Mahler 2 at Philharmonie Berlin

Listening to a recording is always different to seeing a piece live, and similar to different productions of the same opera, there is some creative license to performing a symphonic concert.

Mahler 2 at Philharmonie Berlin

⭐️⭐️⭐️⭐️
🎭 Robin Ticciati & Deutsches Symphonie Orchester Berlin
🎶 Alma Mahler, Gustav Mahler
🏛️ Philharmonie Berlin
🗓️ 16.11.2024

“HÖR AUF ZU BEBEN! BEREITE DICH, ZU LEBEN!”

I first listened to Mahler‘s second symphony as I was recovering from an intense club night out in Berlin—so you could say Mahler and I are aligned regarding resurrection. I remember being FLOORED at the triumphant finale of the fifth movement, and I could not get enough of this piece of music after that initial listen which figuratively brought me back to life that weekend. Ultimately, Mahler 2 (the Gilbert Kaplan/Vienna Phil recording) ended up as the most played album on my Apple Music Replay that year.

Listening to a recording is always different to seeing a piece live, and similar to different productions of the same opera, there is some creative license to performing a symphonic concert. The performance at the Berlin Phil came with several surprises (to me), like including an offstage brass orchestra and placing other brass instruments throughout the auditorium for a mesmerizing 360 degree musical experience (the fourth movement was ethereal, as doors opened to the sound of the off-stage French horns).

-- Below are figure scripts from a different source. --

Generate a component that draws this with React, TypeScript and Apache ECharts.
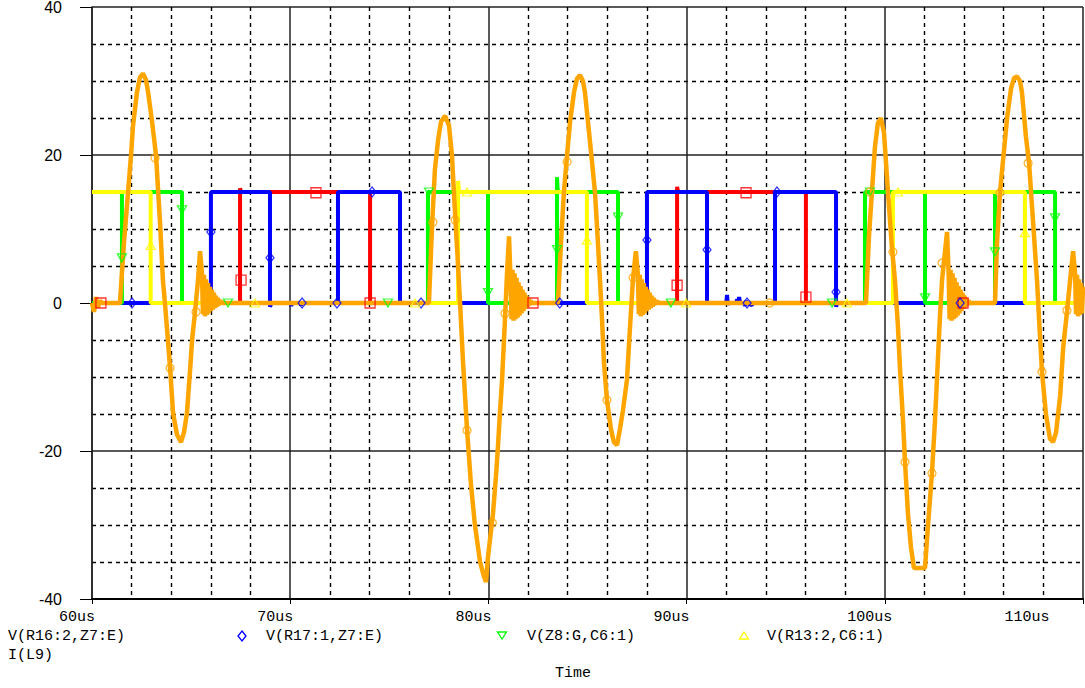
import React, { useEffect, useRef } from "react";
import * as echarts from "echarts";

const SERIES_NAMES = ["V(R16:2,Z7:E)", "V(R17:1,Z7:E)", "V(Z8:G,C6:1)", "V(R13:2,C6:1)", "I(L9)"];
const COLORS = ["#ff0000", "#0000ff", "#00ff00", "#ffff00", "#ffa500"];
const X_UNIT = "us";
const X_AXIS_NAME = "Time";

// V(R16:2,Z7:E)
const RED: number[][] = [
  [60, 0], [67.47, 0], [67.47, 15.5], [67.52, 15], [74.03, 15], [74.03, 0],
  [89.52, 0], [89.52, 15.7], [89.57, 15], [96.02, 15], [96.02, 0], [110, 0],
];

// V(R17:1,Z7:E)
const BLUE: number[][] = [
  [60, 0], [66.0, 0], [66.0, 15], [68.98, 15], [68.98, -0.5], [69.05, 0],
  [70.0, 0], [70.05, -0.4], [70.1, 0], [70.5, 0], [70.55, -0.3], [70.6, 0],
  [72.41, 0], [72.41, 15], [75.54, 15], [75.54, 0],
  [88.0, 0], [88.0, 15], [91.03, 15], [91.03, 0],
  [92.0, 0], [92.04, 1.1], [92.08, -0.2], [92.12, 0], [92.5, 0], [92.55, 0.5], [92.6, -0.2],
  [92.65, 0.8], [92.7, 0], [92.9, 0], [92.95, -0.4], [93.0, 0.3], [93.05, 0], [93.3, -0.3], [93.35, 0],
  [94.46, 0], [94.46, 15], [97.54, 15], [97.54, -0.5], [97.6, 0], [110, 0],
];

// V(Z8:G,C6:1)
const GREEN: number[][] = [
  [60, 0], [61.51, 0], [61.51, 15], [64.54, 15], [64.54, 0],
  [76.95, 0], [76.95, 15], [79.98, 15], [79.98, 0],
  [83.46, 0], [83.46, 17], [83.5, 15], [86.54, 15], [86.54, 0],
  [99.0, 0], [99.0, 15], [102.03, 15], [102.03, 0],
  [105.56, 0], [105.56, 15], [108.59, 15], [108.59, 0], [110, 0],
];

// V(R13:2,C6:1)
const YELLOW: number[][] = [
  [60, 15], [62.96, 15], [62.96, 0],
  [78.47, 0], [78.47, 16.5], [78.52, 15], [84.97, 15], [84.97, 0],
  [100.41, 0], [100.41, 15], [107.07, 15], [107.07, 0], [110, 0],
];

// I(L9)
const ORANGE: number[][] = [
  [60.0, 0], [60.1, -1.2], [60.2, 0.8], [60.3, -0.6], [60.4, 0.3], [60.5, 0], [61.41, 0],
  [61.61, 8], [61.82, 15], [61.97, 20], [62.07, 24], [62.27, 28.5], [62.42, 30.5], [62.57, 31],
  [62.72, 30.2], [62.83, 28.5], [63.03, 24.5], [63.23, 20], [63.43, 11], [63.58, 3], [63.68, 0],
  [63.83, -5], [63.94, -8.8], [64.09, -14.9], [64.29, -17.8], [64.49, -18.8], [64.64, -17.5],
  [64.79, -14.9], [64.95, -9], [65.05, -5], [65.2, -1.2], [65.35, 3.1], [65.45, 7], [65.55, 4],
  [65.6, -1.5], [65.65, 3.8], [65.7, -1.8], [65.75, 3.2], [65.8, -1.6], [65.85, 2.7], [65.9, -1.4],
  [65.95, 2.2], [66.0, -1.1], [66.05, 1.8], [66.1, -0.9], [66.15, 1.4], [66.2, -0.7], [66.25, 1.0],
  [66.3, -0.5], [66.35, 0.7], [66.4, -0.3], [66.45, 0.4], [66.5, -0.1], [66.55, 0.2], [66.6, 0],
  [77.0, 0], [77.15, 10], [77.3, 18], [77.46, 22], [77.61, 24.5], [77.81, 25.3], [78.01, 24],
  [78.16, 20], [78.3, 13], [78.45, 6], [78.57, 0], [78.72, -8], [78.92, -17], [79.12, -24.5],
  [79.32, -30], [79.58, -35], [79.78, -37], [79.88, -37.7], [79.98, -34.3], [80.08, -32],
  [80.23, -28.5], [80.38, -23.5], [80.48, -19.5], [80.59, -14.5], [80.69, -10.4], [80.84, -2],
  [80.94, 4], [81.04, 9], [81.12, 3],
  [81.17, -2.2], [81.22, 4.5], [81.27, -2.4], [81.32, 4.0], [81.37, -2.2], [81.42, 3.4], [81.47, -2.0],
  [81.52, 2.8], [81.57, -1.7], [81.62, 2.3], [81.67, -1.4], [81.72, 1.8], [81.77, -1.1], [81.82, 1.4],
  [81.87, -0.8], [81.92, 1.0], [81.97, -0.5], [82.02, 0.6], [82.07, -0.3], [82.12, 0.3], [82.2, 0],
  [83.51, 0], [83.66, 8], [83.81, 15], [83.97, 20], [84.12, 24.5], [84.32, 28.5], [84.47, 30.3],
  [84.62, 30.8], [84.77, 30], [84.87, 28.5], [85.08, 23], [85.23, 19], [85.38, 14.9], [85.53, 8],
  [85.63, 3.1], [85.73, -2], [85.83, -8], [85.98, -13.1], [86.18, -17], [86.33, -18.8], [86.49, -19.2],
  [86.64, -17], [86.79, -14.5], [86.99, -10.4], [87.14, -3.5], [87.29, 3.1], [87.44, 7], [87.54, 4],
  [87.59, -1.5], [87.64, 3.8], [87.69, -1.8], [87.74, 3.2], [87.79, -1.6], [87.84, 2.7], [87.89, -1.4],
  [87.94, 2.2], [87.99, -1.1], [88.04, 1.8], [88.09, -0.9], [88.14, 1.4], [88.19, -0.7], [88.24, 1.0],
  [88.29, -0.5], [88.34, 0.7], [88.39, -0.3], [88.44, 0.4], [88.49, -0.1], [88.54, 0.2], [88.6, 0],
  [99.05, 0], [99.2, 9], [99.35, 15], [99.5, 21], [99.65, 24.3], [99.8, 25], [99.96, 23],
  [100.16, 15], [100.36, 7.5], [100.51, 3.1], [100.66, -3], [100.77, -9], [100.92, -16],
  [101.02, -21.5], [101.17, -28.5], [101.32, -33], [101.47, -35.8], [101.77, -35.8], [102.03, -35.8],
  [102.18, -30], [102.38, -23], [102.53, -16], [102.63, -10.4], [102.78, -2], [102.89, 3.1],
  [103.04, 7], [103.14, 9.6], [103.22, 4],
  [103.27, -2.2], [103.32, 4.5], [103.37, -2.4], [103.42, 4.0], [103.47, -2.2], [103.52, 3.4], [103.57, -2],
  [103.62, 2.8], [103.67, -1.7], [103.72, 2.3], [103.77, -1.4], [103.82, 1.8], [103.87, -1.1], [103.92, 1.4],
  [103.97, -0.8], [104.02, 1.0], [104.07, -0.5], [104.12, 0.6], [104.17, -0.3], [104.22, 0.3], [104.3, 0],
  [105.56, 0], [105.66, 8], [105.81, 14.9], [106.01, 20.5], [106.17, 25], [106.37, 29], [106.52, 30.4],
  [106.67, 30.6], [106.82, 30], [106.92, 28.5], [107.12, 22.5], [107.28, 18.9], [107.48, 11],
  [107.68, 3.1], [107.78, -2], [107.93, -9.3], [108.13, -15], [108.33, -18.3], [108.49, -18.8],
  [108.64, -17.5], [108.85, -12.5], [109.0, -6], [109.2, -1], [109.35, 3.1], [109.5, 7], [109.6, 4],
  [109.65, -1.5], [109.7, 3.8], [109.75, -1.8], [109.8, 3.2], [109.85, -1.6], [109.9, 2.7], [109.95, -1.4],
  [110, 2.2],
];

// trace markers
const RED_MARKS: number[][] = [
  [60.45, 0], [67.52, 3.1], [71.3, 14.9], [74.03, 0], [82.25, 0], [89.52, 2.4], [93.0, 14.9], [96.02, 0.8], [103.95, 0],
];
const BLUE_MARKS: number[][] = [
  [62.02, 0], [66.0, 9.6], [68.98, 6.1], [70.6, 0], [72.36, 0], [74.13, 15], [76.6, 0], [83.6, 0],
  [88.0, 8.5], [91.03, 7.2], [93.05, 0], [94.56, 15], [97.54, 1.5], [103.8, 0],
];
const GREEN_MARKS: number[][] = [
  [61.51, 6.1], [64.54, 12.6], [66.86, 0], [74.93, 0], [77.0, 15], [79.98, 1.4], [83.46, 7.2],
  [86.54, 11.6], [89.21, 0], [97.34, 0], [99.25, 15], [102.03, 0.7], [105.56, 6.9], [108.59, 11.5],
];
const YELLOW_MARKS: number[][] = [
  [62.96, 7.8], [68.22, 0], [76.3, 0], [78.92, 15], [84.97, 8.5], [89.97, 0], [98.09, 0], [100.67, 15], [107.07, 9.5],
];
const ORANGE_MARKS: number[][] = [
  [63.18, 19.6], [63.94, -8.8], [65.25, -1.2], [77.2, 10.9], [78.32, 11.2], [78.92, -17.2], [80.2, -29.7],
  [80.84, -1.4], [83.97, 19.1], [85.98, -13.1], [87.3, 3.4], [94.2, 0], [99.25, 15], [100.41, 6.9],
  [101.02, -21.5], [102.38, -23], [102.89, 5.4], [105.81, 14.9], [107.23, 18.9], [107.93, -9.3], [109.19, -1],
];

const LINE_DATA = [RED, BLUE, GREEN, YELLOW, ORANGE];
const MARK_DATA = [RED_MARKS, BLUE_MARKS, GREEN_MARKS, YELLOW_MARKS, ORANGE_MARKS];
const MARK_SYMBOLS = ["rect", "diamond", "triangle", "triangle", "circle"];
const MARK_SIZES: number[][] = [[10, 10], [8, 10], [9, 8], [9, 8], [8, 8]];
const MARK_ROTATE = [0, 0, 180, 0, 0];

const MONO = "Liberation Mono";
const LFS = 15;

function buildOption(): any {
  const lines = LINE_DATA.map((d, i) => ({
    type: "line",
    name: SERIES_NAMES[i],
    data: d,
    showSymbol: false,
    symbol: "none",
    silent: true,
    z: 2,
    lineStyle: { color: COLORS[i], width: i === 4 ? 4.5 : 4, join: "bevel", cap: "butt" },
    emphasis: { disabled: true },
  }));
  const marks = MARK_DATA.map((d, i) => ({
    type: "scatter",
    name: SERIES_NAMES[i],
    data: d,
    symbol: MARK_SYMBOLS[i],
    symbolSize: MARK_SIZES[i],
    symbolRotate: MARK_ROTATE[i],
    silent: true,
    z: 5,
    itemStyle: { color: "rgba(255,255,255,0)", borderColor: COLORS[i], borderWidth: 1.3 },
    emphasis: { disabled: true },
  }));

  const txt = (text: string, x: number, y: number, align = "left") => ({
    type: "text",
    x,
    y,
    silent: true,
    style: { text, fill: "#000", fontSize: LFS, fontFamily: MONO, align, verticalAlign: "middle" },
  });

  const legendY = 636;
  const graphic = [
    txt(SERIES_NAMES[0], 8, legendY),
    {
      type: "polygon",
      silent: true,
      shape: { points: [[242, legendY - 5], [246, legendY], [242, legendY + 5], [238, legendY]] },
      style: { fill: "none", stroke: COLORS[1], lineWidth: 1.3 },
    },
    txt(SERIES_NAMES[1], 266, legendY),
    {
      type: "polygon",
      silent: true,
      shape: { points: [[497.5, legendY - 4], [506.5, legendY - 4], [502, legendY + 3]] },
      style: { fill: "none", stroke: COLORS[2], lineWidth: 1.3 },
    },
    txt(SERIES_NAMES[2], 527, legendY),
    {
      type: "polygon",
      silent: true,
      shape: { points: [[744, legendY - 4], [748.5, legendY + 3], [739.5, legendY + 3]] },
      style: { fill: "none", stroke: COLORS[3], lineWidth: 1.3 },
    },
    txt(SERIES_NAMES[3], 767, legendY),
    txt(SERIES_NAMES[4], 8, 655),
  ];

  return {
    animation: false,
    backgroundColor: "#ffffff",
    grid: { left: 92, right: 2, top: 7, bottom: 89, containLabel: false, outerBoundsMode: "none" },
    xAxis: {
      type: "value",
      min: 60,
      max: 110,
      interval: 10,
      name: X_AXIS_NAME,
      nameLocation: "middle",
      nameGap: 67,
      nameTextStyle: { fontFamily: MONO, fontSize: LFS, color: "#000", padding: [0, 29, 0, 0] },
      axisLine: { show: true, onZero: false, lineStyle: { color: "#000", width: 2 } },
      axisTick: { show: true, length: 5, lineStyle: { color: "#000", width: 1 } },
      axisLabel: {
        show: true,
        margin: 11,
        showMinLabel: true,
        showMaxLabel: true,
        color: "#000",
        fontFamily: MONO,
        fontSize: LFS,
        formatter: (v: number) => (v === 110 ? `{last|${v}${X_UNIT}}` : `{n|${v}${X_UNIT}}`),
        rich: {
          n: { fontFamily: MONO, fontSize: LFS, lineHeight: 15, color: "#000", padding: [0, 30, 0, 0] },
          last: { fontFamily: MONO, fontSize: LFS, lineHeight: 15, color: "#000", padding: [0, 112, 0, 0] },
        },
      },
      splitLine: { show: true, lineStyle: { color: "#222", width: 1.5 } },
      minorTick: { show: false, splitNumber: 5 },
      minorSplitLine: { show: true, lineStyle: { color: "#000", width: 1.4, type: [4, 4] } },
    },
    yAxis: {
      type: "value",
      min: -40,
      max: 40,
      interval: 20,
      axisLine: { show: true, onZero: false, lineStyle: { color: "#222", width: 1.5 } },
      axisTick: { show: true, length: 12, lineStyle: { color: "#000", width: 1 } },
      axisLabel: { margin: 30, color: "#000", fontFamily: "Liberation Sans", fontSize: 16 },
      splitLine: { show: true, lineStyle: { color: "#222", width: 1.5 } },
      minorTick: { show: false, splitNumber: 4 },
      minorSplitLine: { show: true, lineStyle: { color: "#000", width: 1.4, type: [4, 4] } },
    },
    series: [...lines, ...marks],
    graphic,
  };
}

export default function App() {
  const ref = useRef<HTMLDivElement>(null);
  useEffect(() => {
    if (!ref.current) return;
    const chart = echarts.init(ref.current, null, { renderer: "svg" });
    chart.setOption(buildOption());
    return () => chart.dispose();
  }, []);
  return (
    <div
      ref={ref}
      style={{ position: "absolute", left: 0, top: 0, width: 1085, height: 688, background: "#fff" }}
    />
  );
}
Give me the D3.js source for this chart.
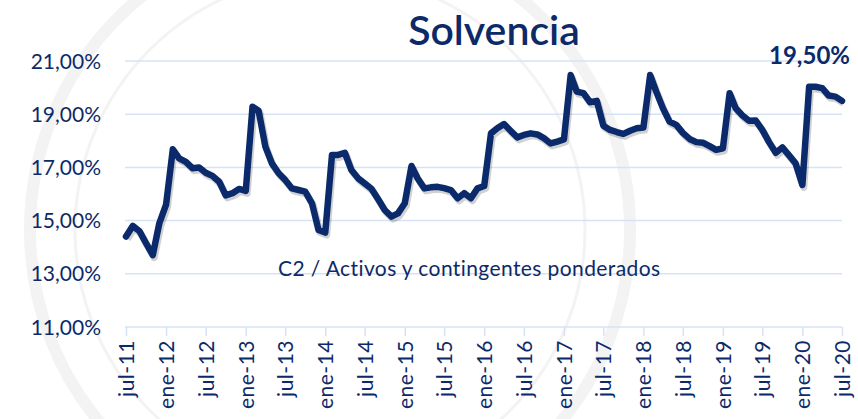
<!DOCTYPE html>
<html>
  <head>
    <meta charset="UTF-8">
    <script src="https://d3js.org/d3.v7.min.js"></script>
    <style>
      body {
        margin: 0;
        background: #fff;
        font-family: Lato, "Open Sans", sans-serif;
      }
      svg text {
        fill: #0d2a68;
      }
    </style>
  </head>
  <body>
    <svg width="858" height="419"></svg>
    <script>
      // monthly solvency ratio, jul-11 .. jul-20 (%)
      const values = [
        14.4, 14.8, 14.6, 14.15, 13.7, 14.9,
        15.6, 17.68, 17.34, 17.21, 16.97, 17.0,
        16.8, 16.68, 16.46, 15.95, 16.03, 16.19,
        16.12, 19.28, 19.13, 17.78, 17.15, 16.78,
        16.53, 16.21, 16.15, 16.09, 15.65, 14.65,
        14.55, 17.47, 17.47, 17.55, 16.9, 16.59,
        16.4, 16.2, 15.8, 15.4, 15.15, 15.27,
        15.65, 17.05, 16.59, 16.21, 16.25, 16.27,
        16.22, 16.15, 15.84, 16.03, 15.84, 16.21,
        16.3, 18.28, 18.47, 18.63, 18.38, 18.13,
        18.22, 18.28, 18.24, 18.1, 17.9, 17.97,
        18.05, 20.47, 19.85, 19.79, 19.45, 19.5,
        18.57, 18.41, 18.33, 18.26, 18.38, 18.47,
        18.5, 20.47, 19.85, 19.22, 18.72, 18.6,
        18.3, 18.07, 17.95, 17.93, 17.8, 17.66,
        17.72, 19.79, 19.22, 18.95, 18.75, 18.76,
        18.41, 17.95, 17.55, 17.75, 17.45, 17.15,
        16.34, 20.03, 20.03, 19.98, 19.7, 19.66,
        19.5
      ];
      const yTicks = [11, 13, 15, 17, 19, 21];
      const monthNames = ["ene", "feb", "mar", "abr", "may", "jun", "jul", "ago", "sep", "oct", "nov", "dic"];
      const title = "Solvencia";
      const note = "C2 / Activos y contingentes ponderados";
      const lastLabel = "19,50%";

      const data = values.map((v, i) => ({ date: new Date(2011, 6 + i, 1), value: v }));
      const xTicks = data.filter((d, i) => i % 6 === 0).map((d) => d.date);

      const svg = d3.select("svg");

      const x = d3.scaleTime()
        .domain([data[0].date, data[data.length - 1].date])
        .range([126, 842]);
      const y = d3.scaleLinear()
        .domain([11, 21])
        .range([327, 61]);

      const grid = "#d6e3f6";

      // faint background seal
      const seal = svg.append("g").attr("fill", "none").attr("stroke", "#f3f3f3");
      seal.append("circle").attr("cx", 330).attr("cy", 230).attr("r", 300).attr("stroke-width", 12);
      seal.append("circle").attr("cx", 330).attr("cy", 230).attr("r", 255).attr("stroke-width", 3);

      // gridlines
      svg.append("g")
        .selectAll("line")
        .data(yTicks.slice(1))
        .join("line")
        .attr("x1", 125)
        .attr("x2", 842)
        .attr("y1", (d) => y(d))
        .attr("y2", (d) => y(d))
        .attr("stroke", grid)
        .attr("stroke-width", 1.5);

      // y labels
      svg.append("g")
        .selectAll("text")
        .data(yTicks)
        .join("text")
        .attr("x", 101)
        .attr("y", (d) => y(d))
        .attr("dy", "0.36em")
        .attr("text-anchor", "end")
        .style("font-size", "21px")
        .text((d) => d3.format(".2f")(d).replace(".", ",") + "%");

      // x axis
      const xAxis = svg.append("g")
        .attr("transform", `translate(0,${y(11)})`)
        .call(d3.axisBottom(x)
          .tickValues(xTicks)
          .tickSize(9)
          .tickPadding(5)
          .tickFormat((d) => monthNames[d.getMonth()] + "-" + String(d.getFullYear()).slice(2)));
      xAxis.select(".domain").attr("stroke", grid).attr("stroke-width", 1.5).attr("d", `M125,0H842`);
      xAxis.selectAll(".tick line").attr("stroke", grid).attr("stroke-width", 1.5);
      xAxis.selectAll(".tick text")
        .attr("transform", "rotate(-90)")
        .attr("x", -13)
        .attr("y", 0)
        .attr("dy", "0.35em")
        .attr("text-anchor", "end")
        .style("font-size", "21px")
        .style("letter-spacing", "0.5px")
        .style("font-family", "Lato, 'Open Sans', sans-serif")
        .attr("fill", "#0d2a68");

      const line = d3.line()
        .x((d) => x(d.date))
        .y((d) => y(d.value));

      // shadow
      svg.append("path")
        .datum(data)
        .attr("fill", "none")
        .attr("stroke", "#000")
        .attr("stroke-opacity", 0.18)
        .attr("stroke-width", 7)
        .attr("stroke-linejoin", "round")
        .attr("transform", "translate(1.5,2.5)")
        .attr("d", line);

      svg.append("path")
        .datum(data)
        .attr("fill", "none")
        .attr("stroke", "#0b2a6c")
        .attr("stroke-width", 6.5)
        .attr("stroke-linejoin", "round")
        .attr("stroke-linecap", "round")
        .attr("d", line);

      svg.append("text")
        .attr("x", 494)
        .attr("y", 45)
        .attr("text-anchor", "middle")
        .style("font-size", "41px")
        .style("font-weight", "600")
        .text(title);

      svg.append("text")
        .attr("x", 278)
        .attr("y", 276)
        .style("font-size", "21px")
        .style("letter-spacing", "0.4px")
        .text(note);

      svg.append("text")
        .attr("x", 850)
        .attr("y", 64)
        .attr("text-anchor", "end")
        .style("font-size", "24px")
        .style("font-weight", "bold")
        .text(lastLabel);
    </script>
  </body>
</html>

For the final bars of the fifth movement, Mahler truly pulls all registers (pun intended), and at least from where I was sitting, Ticciati seemed able to harness everything that orchestra, soloists, choir, and organ had to offer. I have no authority to comment on the conducting or the interpretation of Mahler, but I appreciated and admired Ticciati’s ability to perceptibly uphold tension and attention throughout the entire performance: not just between the introductory a capella choir piece by Alma Mahler and then the symphony, but also across all five movements.

The buildup to the enormously grande finale is insane, and at the end music reverberated from all sides: orchestra in the front, choir to the sides, organ from the back. Chills! Ultimately, this concert was also a reminder of just how much more music is out there to be discovered live for the first time (I’ve only seen Mahler 2 and sung in Mahler 8–there are seven more!). On that note, LFG!!!